Sunday, May 17, 2015

RIGHT-WING DELUSIONS WILL DESTROY US

From the American Prospect:

The Myth of 'Faulty Intelligence'


The Iraq War, both how it began and how it proceeded, is now an active topic in the 2016 presidential campaign, which I think is a highly salutary development. But it does mean that we need to be on guard for the kind of distortions, misleading statements, and outright lies that characterized this debate from its very start in 2002. As you've heard by now, the Republican Party is currently divided over whether, knowing what we know now, we should ever have launched the war. Most of the Republican presidential candidates are (to my surprise, I'll admit), saying the answer is of course not, while Jeb Bush is saying that he really doesn't want to say, because doing so would be a "disservice" to the troops (which would only be true if he also thinks the answer is no).
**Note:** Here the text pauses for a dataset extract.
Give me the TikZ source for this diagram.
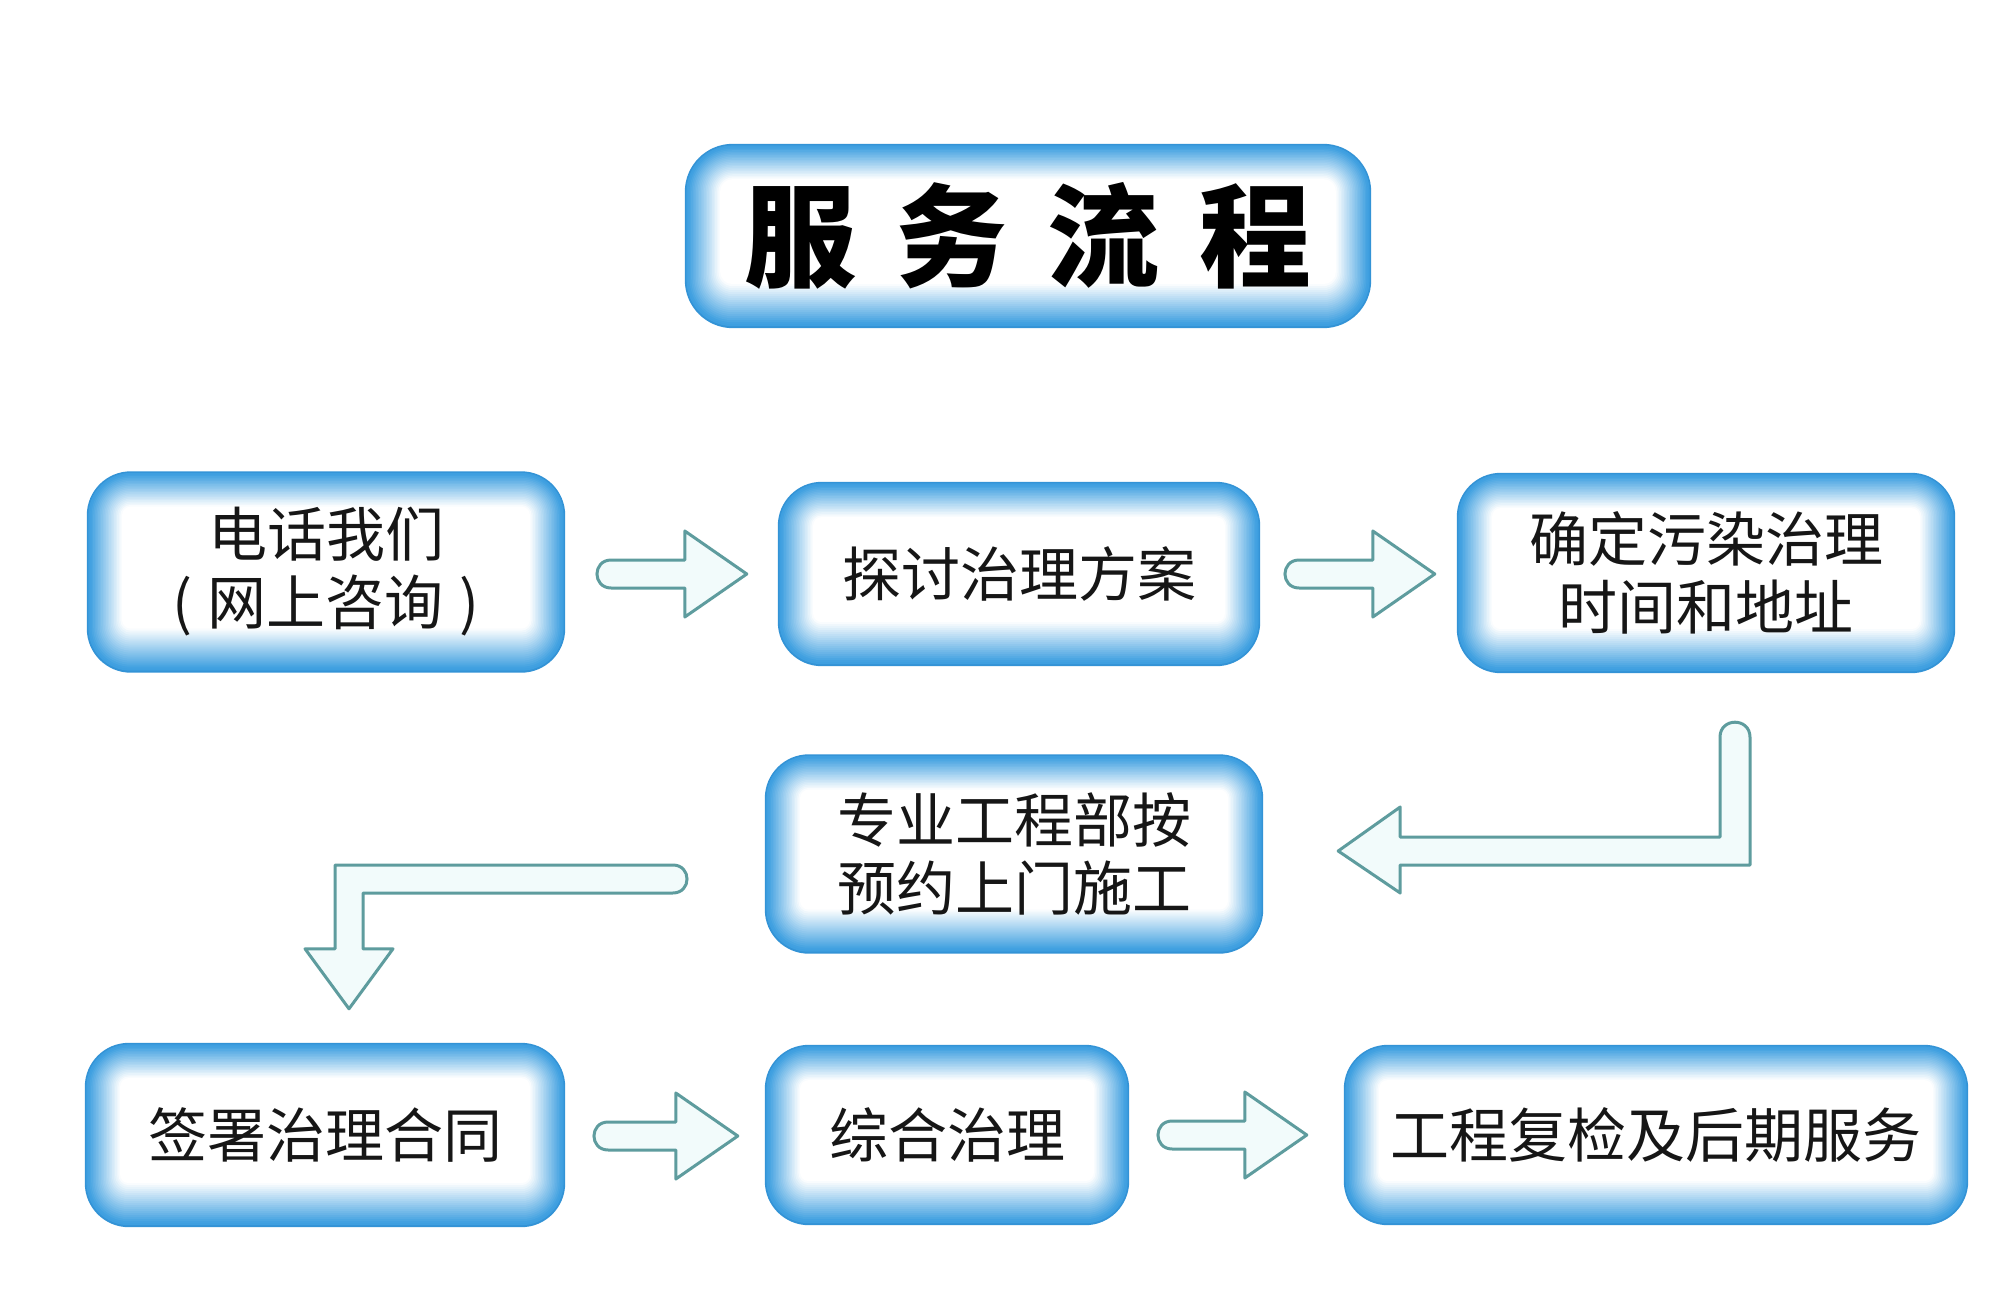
\documentclass[tikz,border=0pt]{standalone}
\usepackage{fontspec}
\newfontfamily\cjk{Noto Sans CJK SC}
\usetikzlibrary{calc,backgrounds}
\definecolor{boxblue}{HTML}{3E9FE0}
\definecolor{boxdark}{HTML}{3393D6}
\definecolor{arrline}{HTML}{5E9C9E}
\definecolor{arrfill}{HTML}{F2FBFB}
\definecolor{txtcol}{HTML}{161616}

\tikzset{
  stepbox/.style={inner sep=0pt, align=center, text=txtcol,
    font=\cjk\fontsize{59}{68}\selectfont},
  titlebox/.style={inner sep=0pt, align=center, text=black,
    font=\cjk\bfseries\fontsize{112}{112}\selectfont},
  blockarrow/.style={draw=arrline, fill=arrfill, line width=3pt, line join=round},
}

% glowing rounded frame behind node #1, corner radius #2
\newcommand{\glowframe}[2]{%
  \fill[boxdark, rounded corners=#2 pt] (#1.north west) rectangle (#1.south east);
  \foreach \i in {1,...,24}{%
    \pgfmathtruncatemacro\p{max(0,min(100,108-5*\i))}%
    \pgfmathsetmacro\r{max(4,#2-1.6*\i)}%
    \fill[boxblue!\p!white, rounded corners=\r pt]
      ($(#1.north west)+(1.6*\i,1.6*\i)$) rectangle ($(#1.south east)+(-1.6*\i,-1.6*\i-0.4*\i)$);
  }%
}

% straight right-pointing block arrow: #1 tail centre, #2 tip
\newcommand{\rightblock}[2]{%
  \draw[blockarrow] ($(#1)+(0,-14)$) -- ($(#2)+(-62,-14)$) -- ($(#2)+(-62,-43)$)
    -- (#2) -- ($(#2)+(-62,43)$) -- ($(#2)+(-62,14)$) -- ($(#1)+(0,14)$)
    .. controls ($(#1)+(-19,14)$) and ($(#1)+(-19,-14)$) .. ($(#1)+(0,-14)$) -- cycle;%
}

\begin{document}
\begin{tikzpicture}[x=1pt,y=-1pt]
\useasboundingbox (0,0) rectangle (2000,1308);

% nodes
\node[titlebox, minimum width=686pt, minimum height=184pt] (title) at (1028,236)
  {服\hspace{40pt}务\hspace{40pt}流\hspace{40pt}程};
\node[stepbox, minimum width=478pt, minimum height=201pt] (b1) at (326,572) {电话我们\\(\hspace{16pt}网上咨询\hspace{16pt})};
\node[stepbox, minimum width=482pt, minimum height=184pt] (b2) at (1019,574) {探讨治理方案};
\node[stepbox, minimum width=498pt, minimum height=200pt] (b3) at (1706,573) {确定污染治理\\时间和地址};
\node[stepbox, minimum width=498pt, minimum height=199pt] (b4) at (1014,854) {专业工程部按\\预约上门施工};
\node[stepbox, minimum width=480pt, minimum height=184pt] (b5) at (325,1135) {签署治理合同};
\node[stepbox, minimum width=364pt, minimum height=180pt] (b6) at (947,1135) {综合治理};
\node[stepbox, minimum width=624pt, minimum height=180pt] (b7) at (1656,1135) {工程复检及后期服务};

\begin{pgfonlayer}{background}
  \fill[white] (0,0) rectangle (2000,1308);
  \glowframe{title}{48}
  \glowframe{b1}{44}
  \glowframe{b2}{44}
  \glowframe{b3}{44}
  \glowframe{b4}{44}
  \glowframe{b5}{44}
  \glowframe{b6}{44}
  \glowframe{b7}{44}
\end{pgfonlayer}

% straight arrows
\coordinate (t1) at ($(b1.east)+(46,2)$);
\coordinate (h1) at ($(b2.west)+(-31,0)$);
\rightblock{t1}{h1}
\coordinate (t2) at ($(b2.east)+(39,0)$);
\coordinate (h2) at ($(b3.west)+(-22,1)$);
\rightblock{t2}{h2}
\coordinate (t5) at ($(b5.east)+(43,1)$);
\coordinate (h5) at ($(b6.west)+(-27,1)$);
\rightblock{t5}{h5}
\coordinate (t6) at ($(b6.east)+(43,0)$);
\coordinate (h6) at ($(b7.west)+(-37,0)$);
\rightblock{t6}{h6}

% bent arrow from b3 down and left to b4
\coordinate (t3) at ($(b3.south)+(29,64)$);
\coordinate (h3) at ($(b4.east)+(75,-3)$);
\draw[blockarrow] ($(t3)+(-15,0)$)
  .. controls ($(t3)+(-15,-20)$) and ($(t3)+(15,-20)$) .. ($(t3)+(15,0)$)
  |- ($(h3)+(62,14)$) -- ($(h3)+(62,42)$) -- (h3) -- ($(h3)+(62,-44)$)
  -- ($(h3)+(62,-14)$) -| ($(t3)+(-15,0)$) -- cycle;

% bent arrow from b4 left and down to b5
\coordinate (t4) at ($(b4.west)+(-92,25)$);
\coordinate (h4) at ($(b5.north)+(24,-34)$);
\draw[blockarrow] ($(t4)+(0,-14)$) -| ($(h4)+(-14,-60)$) -- ($(h4)+(-44,-60)$)
  -- (h4) -- ($(h4)+(44,-60)$) -- ($(h4)+(14,-60)$) |- ($(t4)+(0,14)$)
  .. controls ($(t4)+(19,14)$) and ($(t4)+(19,-14)$) .. ($(t4)+(0,-14)$) -- cycle;
\end{tikzpicture}
\end{document}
One thing they all agree on, though, is that for better or worse the whole thing happened because of "faulty intelligence." If only America's intelligence agencies hadn't screwed up so badly, then everyone wouldn't have been convinced of what a terrifying threat Iraq was to America, and the whole thing would never have happened. Jeb Bush himself said that one of the most important lessons to take from the war is, "If you're going to go to war, make sure that you have the best intelligence possible and the intelligence broke down." But the intelligence didn't "break down."

You can't understand the decisions that led to the Iraq War without grasping just how incredibly politicized the intelligence process had become in the months before the war.


More here.

I've been, once again, debating climate change with an old pal from high school who, like many of my old pals, grew up to be a dogmatic conservative. As with most of his fellow Conservative Tribesmen, my old pal absolutely dismisses pretty much ALL the science on global warming, and instead offers opinions from the few remaining crackpot scientists, virtually all of them on the take with Big Oil by now, who continue to be skeptical on the issue.

Tell him that the Earth is warming up due to human activity and it will result in catastrophe for the human race and he tells me I'm wrong on the science. Point out that virtually all climatologists are saying so these days, and he gives me some essay from the National Review telling me that's not the case. Give him a list of all the respected scientific organizations around the globe making statements in support of the science on global warming, including our own NASA, including, even, the Pentagon, and he doesn't respond.

This is actually fairly typical of modern conservatives. Confronted with damning facts, they double down on their preferred, fact-free conservative reality. This is a massive psychological game they're playing, mostly with themselves, with their own minds, but it affects all of humanity in very likely disastrous ways.

That is, today's conservatives, when they lose utterly on the facts, have responded with self-imposed delusion for themselves, and then push that delusion on everybody else. But it's not just global warming where we see this dynamic in play. For the last fifteen years, at least, they've been doing this with any and all issues where they have lost on the facts. Case in point, the "faulty intelligence" on Iraq's WMD back in 2002 and 2003.

There was no "faulty intelligence." All our intelligence agencies KNEW Iraq had no WMD, knew they had no ties to Al-Qaeda, etc. But the Bush administration "knew" Iraq did. When successfully challenged on the facts, when these conservatives lost, on the facts, they doubled down on their fantasy version of reality, and demanded "intelligence" that would suit their needs.

And they got it.

I mean, not really, not real intelligence. But they did get some little tidbits, divorced from context, unfiltered by intelligence analysts, you know, so-called "raw intelligence," that allowed them to assemble a case for going to war. A bad case based on bullshit and manipulation of the facts they actually had, but a case which they could present to the nation and the world.

I like to call what they did the lawyer approach. That is, the Bush administration had a preordained conclusion they wanted to "prove," so they assembled some ideas and facts in order to "prove" it. Contrast this with the scientific approach, which starts without a conclusion at all, but ultimately comes up with one based on the actual facts observed.

Don't get me wrong. The lawyer approach is absolutely necessary in the courts. We need two sides duking it out like that if we're going to call it a fair process for the determination of guilt or innocence by a jury of people who weren't witnesses to the crime. But the nation is not a court. And going to war, or fighting global warming, all these things must absolutely be guided by facts because the consequences of allowing your fantasies to guide decisions about war or the environment can kill millions. That is, it's like driving with a blindfold.

But this is where we are right now as a nation. We have one of the two major parties trapped into horrid policy positions because they can't deal with losing. We have one of the two major parties wallowing in fantasy and calling it reality.

The Founding Fathers never envisioned this. They couldn't. This is something entirely new. This is something coming out of this current era of the dominant electronic image. And unless we can get a handle on it, unless we can purge this sick, fucked up blight on our public discourse, we're totally doomed.